Excoriating Reviews.

Discussion in 'Books, Films, TV, Radio' started by von Poop, May 12, 2022.

Tags:
  1. von Poop

    von Poop Adaministrator Admin

    I like a nice vicious book review, despite being personally not very good at it.

    Share 'em here.

    Recent Churchill:
    What the Marxist Tariq Ali gets wrong about Winston Churchill | The Spectator

    Classic title of the genre, Naomi Wolf's book being near universally panned.
    Not sure the best worst review.; Thought Mr. Sweet had done it somewhere after his famous live skewering, but can't find.
    A fatal misunderstanding | The Spectator


    And from our own Old Git:
    WW2Talk - Book Review - Peter Caddick-Adams: 'Sand and Steel', a partial review.
     
    TTH, PsyWar.Org and Tolbooth like this.
  2. von Poop

    von Poop Adaministrator Admin

    There was a military history review that hit home like a bomb from one of the 'Academic' big boys a few years ago.
    Sheffield, Overy, Kershaw, one of that sort.
    Did the soshul meeja rounds even outside our circles as it was so harsh.

    Mind's gone completely blank.
    Ring any bells?
     
    TTH likes this.
  3. Chris C

    Chris C Canadian

    I don't suppose you were thinking of Malcolm Gladwell's reportedly terrible book, "The Bomber Mafia"?
     
    von Poop likes this.
  4. von Poop

    von Poop Adaministrator Admin

    Way too recent.
    Though I have seen some really brutal reviews of that.
    Well... more a constant online slew of hate. :army:
     
    Chris C likes this.
  5. Chris C

    Chris C Canadian

    Oh, so you were thinking of an excoriating review of something by an prominent academic military historian?
     
  6. von Poop

    von Poop Adaministrator Admin

    The review written by the academic.
    Doing my head in a bit as I shared it with quite a few myself. A full fisking.
     
  7. Jonathan Ball

    Jonathan Ball It's a way of life.

    Staffsyeoman and von Poop like this.
  8. dbf

    dbf Moderatrix MOD

     
    Last edited: May 13, 2022
    Dave55, TTH, PsyWar.Org and 2 others like this.
  9. Quarterfinal

    Quarterfinal Well-Known Member

    A tongue in cheek and notional excoriation of a political scrutiny committee quizzing the military, but in this Falklands 40th anniversary year, I am minded of a speech that Caspar Weinberger GBE gave at a Trafalgar Night dinner in 1985.

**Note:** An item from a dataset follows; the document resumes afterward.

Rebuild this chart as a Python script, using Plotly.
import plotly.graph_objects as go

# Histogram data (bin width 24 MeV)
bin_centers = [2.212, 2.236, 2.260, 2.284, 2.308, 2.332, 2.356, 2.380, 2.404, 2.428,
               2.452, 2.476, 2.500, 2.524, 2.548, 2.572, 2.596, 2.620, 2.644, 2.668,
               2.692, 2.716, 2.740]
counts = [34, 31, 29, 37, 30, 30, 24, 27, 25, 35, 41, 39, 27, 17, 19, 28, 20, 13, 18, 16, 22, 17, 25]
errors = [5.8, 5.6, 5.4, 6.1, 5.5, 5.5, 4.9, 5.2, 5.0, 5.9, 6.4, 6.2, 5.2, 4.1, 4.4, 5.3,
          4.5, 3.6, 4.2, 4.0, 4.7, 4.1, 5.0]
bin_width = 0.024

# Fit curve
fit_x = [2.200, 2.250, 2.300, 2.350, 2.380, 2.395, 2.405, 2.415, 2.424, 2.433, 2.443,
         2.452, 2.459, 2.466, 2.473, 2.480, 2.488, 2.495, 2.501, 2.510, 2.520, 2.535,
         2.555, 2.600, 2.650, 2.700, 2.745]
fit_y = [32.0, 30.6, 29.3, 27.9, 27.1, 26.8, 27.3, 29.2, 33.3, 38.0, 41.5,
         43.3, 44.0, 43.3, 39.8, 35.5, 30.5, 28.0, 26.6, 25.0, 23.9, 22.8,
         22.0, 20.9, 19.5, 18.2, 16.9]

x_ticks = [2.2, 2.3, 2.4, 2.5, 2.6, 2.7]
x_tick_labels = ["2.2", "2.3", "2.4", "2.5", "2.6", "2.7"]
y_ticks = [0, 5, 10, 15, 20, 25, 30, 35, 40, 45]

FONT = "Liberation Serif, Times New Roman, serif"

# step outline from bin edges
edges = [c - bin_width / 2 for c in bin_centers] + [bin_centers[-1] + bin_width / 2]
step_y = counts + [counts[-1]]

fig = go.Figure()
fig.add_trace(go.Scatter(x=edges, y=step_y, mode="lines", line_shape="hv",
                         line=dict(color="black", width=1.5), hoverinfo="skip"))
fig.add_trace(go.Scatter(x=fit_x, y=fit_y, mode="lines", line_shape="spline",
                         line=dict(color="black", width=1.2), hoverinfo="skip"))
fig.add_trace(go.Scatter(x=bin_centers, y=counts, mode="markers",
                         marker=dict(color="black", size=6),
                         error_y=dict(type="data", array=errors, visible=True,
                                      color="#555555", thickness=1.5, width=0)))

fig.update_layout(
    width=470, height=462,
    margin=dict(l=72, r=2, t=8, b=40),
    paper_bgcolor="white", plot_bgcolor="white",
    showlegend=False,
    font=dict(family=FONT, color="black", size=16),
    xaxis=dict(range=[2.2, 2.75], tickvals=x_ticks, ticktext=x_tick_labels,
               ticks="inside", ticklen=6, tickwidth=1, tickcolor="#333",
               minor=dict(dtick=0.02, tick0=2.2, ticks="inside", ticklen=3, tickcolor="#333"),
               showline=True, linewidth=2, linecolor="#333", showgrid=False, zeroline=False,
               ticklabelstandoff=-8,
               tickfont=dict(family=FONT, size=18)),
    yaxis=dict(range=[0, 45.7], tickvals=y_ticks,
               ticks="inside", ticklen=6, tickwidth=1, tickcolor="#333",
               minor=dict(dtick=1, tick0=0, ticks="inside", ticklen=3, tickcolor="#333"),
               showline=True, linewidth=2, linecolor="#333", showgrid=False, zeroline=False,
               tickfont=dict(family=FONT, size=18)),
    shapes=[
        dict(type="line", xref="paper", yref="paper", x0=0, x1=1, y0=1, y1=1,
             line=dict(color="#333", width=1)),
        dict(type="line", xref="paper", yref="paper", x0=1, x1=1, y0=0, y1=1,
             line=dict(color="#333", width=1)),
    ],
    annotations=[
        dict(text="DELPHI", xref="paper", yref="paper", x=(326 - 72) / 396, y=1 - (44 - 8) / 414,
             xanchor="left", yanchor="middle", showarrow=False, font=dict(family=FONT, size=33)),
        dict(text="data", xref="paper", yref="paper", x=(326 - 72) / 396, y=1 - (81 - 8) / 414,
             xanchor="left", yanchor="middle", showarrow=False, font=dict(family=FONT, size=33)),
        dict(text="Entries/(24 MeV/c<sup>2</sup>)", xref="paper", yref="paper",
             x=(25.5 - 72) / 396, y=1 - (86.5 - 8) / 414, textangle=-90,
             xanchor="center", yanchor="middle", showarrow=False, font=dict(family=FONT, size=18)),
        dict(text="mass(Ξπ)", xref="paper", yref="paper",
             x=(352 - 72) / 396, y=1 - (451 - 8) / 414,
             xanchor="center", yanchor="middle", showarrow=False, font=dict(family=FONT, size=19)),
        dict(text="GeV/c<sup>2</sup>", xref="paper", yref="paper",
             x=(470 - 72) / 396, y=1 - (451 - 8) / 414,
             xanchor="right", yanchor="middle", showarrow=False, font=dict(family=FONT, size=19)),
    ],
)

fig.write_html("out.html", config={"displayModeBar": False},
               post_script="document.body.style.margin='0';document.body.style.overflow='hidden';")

    The piece - the Nelson Touch - was printed in the Spectator the following year:
    THE NELSON TOUCH » 11 Oct 1986 » The Spectator Archive
    and some who have not seen it before might enjoy a read.

    Weinberger - an admirer of Churchill - served in WW2 with the US 41st ID and also as an intelligence officer on General Douglas MacArthur’s staff.
     
    von Poop and dbf like this.
  10. TTH

    TTH Senior Member

    I am occasionally in touch with the estimable Mr. Sheffield and can inquire if you wish.
     
  11. TTH

    TTH Senior Member

    So far from being excoriating, I think our Mr. Git was actually more than fair to Mr. Caddick-Adams. He gave him the benefit of every possible doubt, but was still honest about the flaws he found in the book.
     
  12. Staffsyeoman

    Staffsyeoman Member

    My PhD supervisor started as an air historian and then branched out. We were chatting on the phone, after I'd got my doctorate. "Have you read Gladwell's book?" he asked. "No.." I replied "Don't...."
     
    Dave55 and Chris C like this.
  13. Old Git

    Old Git Harmless Curmudgeon

    Thank you for that TTH, to be honest I hadn't considered my partial review to be 'excoriating' but I was immensely frustrated by what I found in the first 300+ pages. I really wanted to enjoy that book and had hoped it would be a good companion piece to the Holland volume. In the end, however, I never did get beyond the 350+ pages, partly because it did frustrate me soo much but also because I knew that I needed to re-read from the start with a tighter eye on the detail; ... but for that to happen I needed a time gap to allow my frustration levels to subside somewhat. Might actually get back to it this autumn.

    To be honest I didn't know a lot about Caddick Adams before I picked up that book. Had never before read anything by him, never heard him lecture, or podcast, and have never met him. But on the other side of the coin I am no expert on the Normandy campaign or even 21st AG. Like most people here I have a broad, generalised understanding of the events \ controversies, and the over-arching structure of 21AG. I don't try to keep most of it in my head either, when something comes up for discussion I need to check my bookshelves to verify that what I think I know is actually correct. So, if a non-specialist like me can trip over so many 'issues' in the first 350 pages then something is off somewhere along the lines.